Germany, is ahead of the game in the crypto-world as its financial regulator, BaFIN (Federal Financial Supervisory Authority) recognizes public offerings based on cryptocurrencies. It has identified all regulations, and is willing to authorize Security Token Offerings, provided they comply with German regulations.

Having said that, BaFIN has examined each offering on a case-to-case basis. Fundamentally, the regulations under the European Markets in Financial Instruments Regulation (MiFIR), the European Market Abuse Regulation (MAR) and the German Securities Trading Act (WpHG) must be strictly adhered to. Detailed prospectus information as set out above in this article, is also a prerequisite.

Switzerland, having the reputation of a finance friendly destination, clearly recognises STOs as asset-backed tokens. As per FINMA (Financial Market Supervisory Authority), a security token is the same as any other security, such as stock or bonds.

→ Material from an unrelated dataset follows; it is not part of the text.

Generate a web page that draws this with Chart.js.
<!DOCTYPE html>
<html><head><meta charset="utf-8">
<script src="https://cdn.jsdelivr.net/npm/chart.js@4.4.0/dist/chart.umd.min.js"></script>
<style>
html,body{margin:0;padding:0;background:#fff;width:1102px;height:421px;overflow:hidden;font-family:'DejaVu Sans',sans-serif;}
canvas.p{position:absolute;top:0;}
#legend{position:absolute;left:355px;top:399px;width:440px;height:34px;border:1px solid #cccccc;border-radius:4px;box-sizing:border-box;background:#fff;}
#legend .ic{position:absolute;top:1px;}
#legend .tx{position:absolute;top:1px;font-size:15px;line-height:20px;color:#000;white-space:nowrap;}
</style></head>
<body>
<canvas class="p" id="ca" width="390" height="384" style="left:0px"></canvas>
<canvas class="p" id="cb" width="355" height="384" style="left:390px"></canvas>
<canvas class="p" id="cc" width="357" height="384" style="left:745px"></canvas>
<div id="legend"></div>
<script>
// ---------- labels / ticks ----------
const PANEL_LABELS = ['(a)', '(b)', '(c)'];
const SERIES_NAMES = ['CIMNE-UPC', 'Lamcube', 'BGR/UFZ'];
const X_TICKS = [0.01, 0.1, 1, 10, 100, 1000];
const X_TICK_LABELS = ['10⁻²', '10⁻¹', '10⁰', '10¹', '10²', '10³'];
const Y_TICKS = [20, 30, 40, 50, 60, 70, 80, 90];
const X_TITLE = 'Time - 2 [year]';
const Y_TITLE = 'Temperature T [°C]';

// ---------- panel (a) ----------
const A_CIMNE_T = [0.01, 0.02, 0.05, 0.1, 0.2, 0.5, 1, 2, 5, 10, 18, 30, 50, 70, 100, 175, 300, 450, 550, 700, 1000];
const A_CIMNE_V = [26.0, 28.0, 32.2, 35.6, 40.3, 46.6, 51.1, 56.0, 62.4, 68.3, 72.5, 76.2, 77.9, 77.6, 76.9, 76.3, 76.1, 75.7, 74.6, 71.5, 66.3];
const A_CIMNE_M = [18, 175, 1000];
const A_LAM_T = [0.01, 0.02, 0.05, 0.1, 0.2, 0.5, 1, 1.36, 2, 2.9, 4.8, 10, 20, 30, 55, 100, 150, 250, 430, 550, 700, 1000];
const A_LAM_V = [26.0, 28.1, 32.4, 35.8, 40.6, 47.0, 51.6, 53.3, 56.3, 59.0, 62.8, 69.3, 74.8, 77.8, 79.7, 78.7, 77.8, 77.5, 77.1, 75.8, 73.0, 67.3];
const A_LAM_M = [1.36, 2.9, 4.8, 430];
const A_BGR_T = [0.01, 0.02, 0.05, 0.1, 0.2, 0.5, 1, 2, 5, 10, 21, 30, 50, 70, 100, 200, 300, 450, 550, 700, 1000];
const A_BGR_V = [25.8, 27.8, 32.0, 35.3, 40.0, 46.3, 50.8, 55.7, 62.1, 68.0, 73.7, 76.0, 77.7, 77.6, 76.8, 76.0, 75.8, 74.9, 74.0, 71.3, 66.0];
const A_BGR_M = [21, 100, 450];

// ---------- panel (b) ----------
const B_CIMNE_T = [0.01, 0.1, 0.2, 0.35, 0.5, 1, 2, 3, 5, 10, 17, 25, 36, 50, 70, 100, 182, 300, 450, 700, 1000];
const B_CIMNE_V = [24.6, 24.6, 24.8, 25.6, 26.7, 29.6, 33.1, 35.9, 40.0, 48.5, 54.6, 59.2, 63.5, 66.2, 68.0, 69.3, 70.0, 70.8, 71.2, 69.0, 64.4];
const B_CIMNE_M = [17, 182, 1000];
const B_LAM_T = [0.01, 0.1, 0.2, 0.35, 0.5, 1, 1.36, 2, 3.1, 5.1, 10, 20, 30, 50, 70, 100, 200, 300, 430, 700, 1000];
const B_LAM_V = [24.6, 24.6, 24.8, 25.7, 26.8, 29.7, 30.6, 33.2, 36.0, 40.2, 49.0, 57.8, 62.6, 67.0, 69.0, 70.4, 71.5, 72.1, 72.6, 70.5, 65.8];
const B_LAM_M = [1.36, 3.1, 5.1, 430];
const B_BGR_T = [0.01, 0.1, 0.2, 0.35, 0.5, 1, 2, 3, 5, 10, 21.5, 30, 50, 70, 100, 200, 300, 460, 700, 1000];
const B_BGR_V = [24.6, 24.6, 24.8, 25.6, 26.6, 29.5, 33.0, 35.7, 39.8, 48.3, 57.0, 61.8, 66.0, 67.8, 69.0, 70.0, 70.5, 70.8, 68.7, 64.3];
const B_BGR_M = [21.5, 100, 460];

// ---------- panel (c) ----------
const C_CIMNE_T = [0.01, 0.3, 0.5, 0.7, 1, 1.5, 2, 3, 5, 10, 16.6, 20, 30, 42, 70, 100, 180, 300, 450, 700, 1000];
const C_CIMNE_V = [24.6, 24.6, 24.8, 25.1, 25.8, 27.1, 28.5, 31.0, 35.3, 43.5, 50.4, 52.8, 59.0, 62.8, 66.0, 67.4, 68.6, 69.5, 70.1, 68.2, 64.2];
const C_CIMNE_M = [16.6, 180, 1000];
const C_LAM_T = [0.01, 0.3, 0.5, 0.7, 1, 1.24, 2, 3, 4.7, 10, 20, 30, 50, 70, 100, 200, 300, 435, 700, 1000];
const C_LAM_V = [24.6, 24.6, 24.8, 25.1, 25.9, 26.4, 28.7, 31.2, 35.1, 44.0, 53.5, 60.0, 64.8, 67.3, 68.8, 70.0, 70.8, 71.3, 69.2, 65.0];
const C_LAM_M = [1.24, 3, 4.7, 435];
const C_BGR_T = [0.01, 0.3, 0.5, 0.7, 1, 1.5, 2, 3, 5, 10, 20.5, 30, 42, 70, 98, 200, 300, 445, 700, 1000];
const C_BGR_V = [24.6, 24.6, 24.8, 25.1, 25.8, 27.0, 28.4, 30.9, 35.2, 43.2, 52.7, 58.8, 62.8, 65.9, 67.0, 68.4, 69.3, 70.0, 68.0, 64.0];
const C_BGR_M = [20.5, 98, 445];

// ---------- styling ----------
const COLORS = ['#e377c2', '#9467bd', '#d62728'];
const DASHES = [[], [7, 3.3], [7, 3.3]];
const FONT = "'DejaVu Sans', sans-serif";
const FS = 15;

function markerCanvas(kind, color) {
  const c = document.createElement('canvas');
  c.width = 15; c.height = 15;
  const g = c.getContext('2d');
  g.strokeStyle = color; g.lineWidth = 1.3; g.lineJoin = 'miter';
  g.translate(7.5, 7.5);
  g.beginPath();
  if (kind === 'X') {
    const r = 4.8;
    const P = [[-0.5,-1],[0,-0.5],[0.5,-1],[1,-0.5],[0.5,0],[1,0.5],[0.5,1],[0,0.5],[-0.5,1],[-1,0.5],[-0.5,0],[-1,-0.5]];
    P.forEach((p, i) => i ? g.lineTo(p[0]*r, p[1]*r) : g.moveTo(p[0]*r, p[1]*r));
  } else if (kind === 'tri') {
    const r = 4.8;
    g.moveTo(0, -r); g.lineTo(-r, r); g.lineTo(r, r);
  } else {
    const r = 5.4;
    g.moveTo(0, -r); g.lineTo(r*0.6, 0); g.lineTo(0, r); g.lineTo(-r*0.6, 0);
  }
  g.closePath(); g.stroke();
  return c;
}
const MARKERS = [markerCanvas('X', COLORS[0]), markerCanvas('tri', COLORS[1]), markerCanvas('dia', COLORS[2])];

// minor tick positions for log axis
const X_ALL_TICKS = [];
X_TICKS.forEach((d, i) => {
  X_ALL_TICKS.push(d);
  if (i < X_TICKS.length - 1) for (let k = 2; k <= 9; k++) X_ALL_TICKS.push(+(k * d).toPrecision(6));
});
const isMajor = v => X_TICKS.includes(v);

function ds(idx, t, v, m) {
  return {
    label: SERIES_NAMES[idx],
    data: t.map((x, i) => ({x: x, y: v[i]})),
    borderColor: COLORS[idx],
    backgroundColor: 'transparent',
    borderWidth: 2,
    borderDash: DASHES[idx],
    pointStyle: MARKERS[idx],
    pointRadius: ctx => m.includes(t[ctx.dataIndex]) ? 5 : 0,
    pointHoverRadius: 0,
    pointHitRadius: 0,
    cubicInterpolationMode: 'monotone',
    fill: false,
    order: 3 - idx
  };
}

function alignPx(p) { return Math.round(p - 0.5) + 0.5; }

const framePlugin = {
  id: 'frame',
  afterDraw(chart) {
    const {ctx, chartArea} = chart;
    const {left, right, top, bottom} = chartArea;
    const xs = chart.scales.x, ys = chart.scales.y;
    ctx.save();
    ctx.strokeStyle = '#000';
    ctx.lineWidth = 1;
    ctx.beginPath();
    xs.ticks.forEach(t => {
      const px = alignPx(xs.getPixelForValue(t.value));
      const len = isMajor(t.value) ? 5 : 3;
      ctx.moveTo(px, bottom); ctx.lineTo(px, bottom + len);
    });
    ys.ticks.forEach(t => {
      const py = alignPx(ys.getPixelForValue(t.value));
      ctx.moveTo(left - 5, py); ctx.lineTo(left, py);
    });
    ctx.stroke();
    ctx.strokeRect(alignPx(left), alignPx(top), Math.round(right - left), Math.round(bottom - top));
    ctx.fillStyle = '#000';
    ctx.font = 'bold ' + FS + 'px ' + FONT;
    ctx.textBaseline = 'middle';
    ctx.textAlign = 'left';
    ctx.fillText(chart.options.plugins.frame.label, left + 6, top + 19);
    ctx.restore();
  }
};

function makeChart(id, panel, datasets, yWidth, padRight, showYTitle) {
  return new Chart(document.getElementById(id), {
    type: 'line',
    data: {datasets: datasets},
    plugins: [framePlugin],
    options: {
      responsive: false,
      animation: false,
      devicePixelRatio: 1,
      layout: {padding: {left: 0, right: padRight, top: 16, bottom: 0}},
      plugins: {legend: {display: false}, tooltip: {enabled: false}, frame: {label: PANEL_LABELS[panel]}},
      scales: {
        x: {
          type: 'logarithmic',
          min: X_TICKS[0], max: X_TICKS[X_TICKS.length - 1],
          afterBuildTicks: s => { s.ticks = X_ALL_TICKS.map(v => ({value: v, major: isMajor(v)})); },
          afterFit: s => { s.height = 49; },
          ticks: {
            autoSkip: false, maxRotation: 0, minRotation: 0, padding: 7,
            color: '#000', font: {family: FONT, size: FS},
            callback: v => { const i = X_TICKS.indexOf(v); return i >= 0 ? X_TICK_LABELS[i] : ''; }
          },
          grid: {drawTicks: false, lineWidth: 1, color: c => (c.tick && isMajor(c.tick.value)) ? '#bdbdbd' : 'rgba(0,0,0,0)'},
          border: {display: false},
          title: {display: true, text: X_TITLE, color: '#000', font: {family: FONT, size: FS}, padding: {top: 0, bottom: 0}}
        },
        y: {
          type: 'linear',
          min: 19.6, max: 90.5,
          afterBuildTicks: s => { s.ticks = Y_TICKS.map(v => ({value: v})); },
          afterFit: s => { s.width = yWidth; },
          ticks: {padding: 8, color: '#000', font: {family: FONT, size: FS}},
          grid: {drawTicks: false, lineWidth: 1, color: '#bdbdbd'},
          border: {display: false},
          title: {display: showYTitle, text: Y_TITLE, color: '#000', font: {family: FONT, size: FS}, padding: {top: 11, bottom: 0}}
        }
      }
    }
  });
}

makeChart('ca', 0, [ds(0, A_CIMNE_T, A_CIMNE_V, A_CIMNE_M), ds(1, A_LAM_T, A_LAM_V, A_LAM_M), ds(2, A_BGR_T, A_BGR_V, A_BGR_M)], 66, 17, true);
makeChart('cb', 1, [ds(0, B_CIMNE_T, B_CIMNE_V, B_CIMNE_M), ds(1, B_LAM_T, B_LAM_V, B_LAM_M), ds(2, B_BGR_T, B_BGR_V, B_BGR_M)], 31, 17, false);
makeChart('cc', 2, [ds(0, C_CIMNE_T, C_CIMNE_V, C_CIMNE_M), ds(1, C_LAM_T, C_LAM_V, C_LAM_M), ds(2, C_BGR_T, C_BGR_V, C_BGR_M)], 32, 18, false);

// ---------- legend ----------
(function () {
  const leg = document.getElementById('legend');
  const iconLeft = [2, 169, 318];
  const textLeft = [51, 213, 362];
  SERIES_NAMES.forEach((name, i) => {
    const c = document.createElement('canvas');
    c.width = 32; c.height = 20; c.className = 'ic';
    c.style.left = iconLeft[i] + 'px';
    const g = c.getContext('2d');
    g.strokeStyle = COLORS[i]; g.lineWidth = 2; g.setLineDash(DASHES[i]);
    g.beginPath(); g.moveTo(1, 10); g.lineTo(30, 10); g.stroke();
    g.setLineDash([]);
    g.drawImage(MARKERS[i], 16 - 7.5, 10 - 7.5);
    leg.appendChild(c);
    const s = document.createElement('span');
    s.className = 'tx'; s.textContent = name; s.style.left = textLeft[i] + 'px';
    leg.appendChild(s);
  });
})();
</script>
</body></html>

So, as an issuer you need to apply for a ‘securities dealer license’ just as you would, were you offering traditional stocks or shares in a company. In line with EU Commission guidance, KYC is a mandate. Additionally, all the other regulations that apply to regular financial securities, like AML (anti-money laundering), recording of financial transactions, and market regulation, etc. also need to be strictly adhered to.

Notable Mention: Malta, a small and otherwise ignored cluster of islands is one of the most crypto-welcoming countries in the World. It has three distinct laws regulating STOs — Malta Digital Innovation Authority Act, Virtual Financial Asset Act, and Innovative Technological Arrangement and Services Act.

These laws together govern tokens and their exchange, offerings and transfers through digital ledger technology (DLT), provide detailed guidelines on smart contracts, STO structuring and as well as compliance requirements.

In conclusion, as of today — most of securities regulation depends on national laws of member nations. Europe still needs to bring forward a united stance on Security Tokens.